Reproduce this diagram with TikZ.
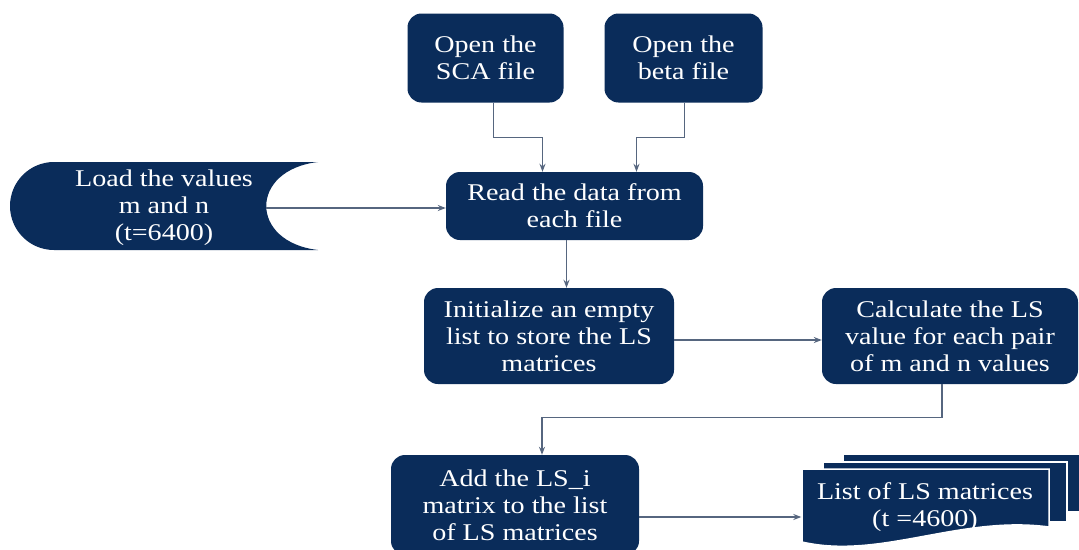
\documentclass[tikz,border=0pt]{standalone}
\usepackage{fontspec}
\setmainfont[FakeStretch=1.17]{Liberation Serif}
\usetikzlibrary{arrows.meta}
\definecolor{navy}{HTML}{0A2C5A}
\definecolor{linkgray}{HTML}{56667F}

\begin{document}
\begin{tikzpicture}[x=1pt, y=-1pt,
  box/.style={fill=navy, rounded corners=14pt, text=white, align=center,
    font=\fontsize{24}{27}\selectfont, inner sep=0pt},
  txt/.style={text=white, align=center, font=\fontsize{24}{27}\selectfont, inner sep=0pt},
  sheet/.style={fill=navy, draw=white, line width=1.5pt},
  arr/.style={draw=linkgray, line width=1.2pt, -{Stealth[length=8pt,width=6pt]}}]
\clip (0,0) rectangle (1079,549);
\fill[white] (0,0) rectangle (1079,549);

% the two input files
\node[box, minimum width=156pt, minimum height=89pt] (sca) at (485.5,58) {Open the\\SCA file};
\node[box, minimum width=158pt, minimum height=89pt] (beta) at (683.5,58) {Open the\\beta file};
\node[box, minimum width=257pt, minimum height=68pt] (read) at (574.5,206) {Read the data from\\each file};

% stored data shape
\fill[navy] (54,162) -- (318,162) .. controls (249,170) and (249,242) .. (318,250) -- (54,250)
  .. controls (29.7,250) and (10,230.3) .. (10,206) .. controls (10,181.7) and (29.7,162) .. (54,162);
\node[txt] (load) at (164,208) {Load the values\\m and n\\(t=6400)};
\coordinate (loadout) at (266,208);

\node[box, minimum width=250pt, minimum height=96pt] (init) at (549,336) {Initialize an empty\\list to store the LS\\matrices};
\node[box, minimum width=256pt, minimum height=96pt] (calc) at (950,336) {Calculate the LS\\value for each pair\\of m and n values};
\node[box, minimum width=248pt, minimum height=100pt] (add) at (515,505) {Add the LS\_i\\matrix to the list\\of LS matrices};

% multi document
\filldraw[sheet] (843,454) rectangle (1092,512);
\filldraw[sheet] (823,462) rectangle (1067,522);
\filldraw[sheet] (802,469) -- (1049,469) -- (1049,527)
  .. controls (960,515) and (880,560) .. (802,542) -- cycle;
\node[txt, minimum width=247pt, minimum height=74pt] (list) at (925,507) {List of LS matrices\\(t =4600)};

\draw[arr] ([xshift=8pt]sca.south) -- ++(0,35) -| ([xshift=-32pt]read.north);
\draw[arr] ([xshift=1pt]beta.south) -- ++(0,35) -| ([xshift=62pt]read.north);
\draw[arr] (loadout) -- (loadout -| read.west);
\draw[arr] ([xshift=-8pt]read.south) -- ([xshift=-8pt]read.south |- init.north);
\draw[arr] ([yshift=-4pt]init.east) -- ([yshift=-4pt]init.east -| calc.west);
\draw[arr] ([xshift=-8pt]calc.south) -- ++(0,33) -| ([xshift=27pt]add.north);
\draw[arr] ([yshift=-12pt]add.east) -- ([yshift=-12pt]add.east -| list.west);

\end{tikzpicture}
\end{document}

———

#### Short exercise
Using the data above, write out every line exactly, leaving the images behind.

#### Expected answer
Reproduce this diagram with TikZ.
\documentclass[tikz,border=0pt]{standalone}
\usepackage{fontspec}
\setmainfont[FakeStretch=1.17]{Liberation Serif}
\usetikzlibrary{arrows.meta}
\definecolor{navy}{HTML}{0A2C5A}
\definecolor{linkgray}{HTML}{56667F}

\begin{document}
\begin{tikzpicture}[x=1pt, y=-1pt,
  box/.style={fill=navy, rounded corners=14pt, text=white, align=center,
    font=\fontsize{24}{27}\selectfont, inner sep=0pt},
  txt/.style={text=white, align=center, font=\fontsize{24}{27}\selectfont, inner sep=0pt},
  sheet/.style={fill=navy, draw=white, line width=1.5pt},
  arr/.style={draw=linkgray, line width=1.2pt, -{Stealth[length=8pt,width=6pt]}}]
\clip (0,0) rectangle (1079,549);
\fill[white] (0,0) rectangle (1079,549);

% the two input files
\node[box, minimum width=156pt, minimum height=89pt] (sca) at (485.5,58) {Open the\\SCA file};
\node[box, minimum width=158pt, minimum height=89pt] (beta) at (683.5,58) {Open the\\beta file};
\node[box, minimum width=257pt, minimum height=68pt] (read) at (574.5,206) {Read the data from\\each file};

% stored data shape
\fill[navy] (54,162) -- (318,162) .. controls (249,170) and (249,242) .. (318,250) -- (54,250)
  .. controls (29.7,250) and (10,230.3) .. (10,206) .. controls (10,181.7) and (29.7,162) .. (54,162);
\node[txt] (load) at (164,208) {Load the values\\m and n\\(t=6400)};
\coordinate (loadout) at (266,208);

\node[box, minimum width=250pt, minimum height=96pt] (init) at (549,336) {Initialize an empty\\list to store the LS\\matrices};
\node[box, minimum width=256pt, minimum height=96pt] (calc) at (950,336) {Calculate the LS\\value for each pair\\of m and n values};
\node[box, minimum width=248pt, minimum height=100pt] (add) at (515,505) {Add the LS\_i\\matrix to the list\\of LS matrices};

% multi document
\filldraw[sheet] (843,454) rectangle (1092,512);
\filldraw[sheet] (823,462) rectangle (1067,522);
\filldraw[sheet] (802,469) -- (1049,469) -- (1049,527)
  .. controls (960,515) and (880,560) .. (802,542) -- cycle;
\node[txt, minimum width=247pt, minimum height=74pt] (list) at (925,507) {List of LS matrices\\(t =4600)};

\draw[arr] ([xshift=8pt]sca.south) -- ++(0,35) -| ([xshift=-32pt]read.north);
\draw[arr] ([xshift=1pt]beta.south) -- ++(0,35) -| ([xshift=62pt]read.north);
\draw[arr] (loadout) -- (loadout -| read.west);
\draw[arr] ([xshift=-8pt]read.south) -- ([xshift=-8pt]read.south |- init.north);
\draw[arr] ([yshift=-4pt]init.east) -- ([yshift=-4pt]init.east -| calc.west);
\draw[arr] ([xshift=-8pt]calc.south) -- ++(0,33) -| ([xshift=27pt]add.north);
\draw[arr] ([yshift=-12pt]add.east) -- ([yshift=-12pt]add.east -| list.west);

\end{tikzpicture}
\end{document}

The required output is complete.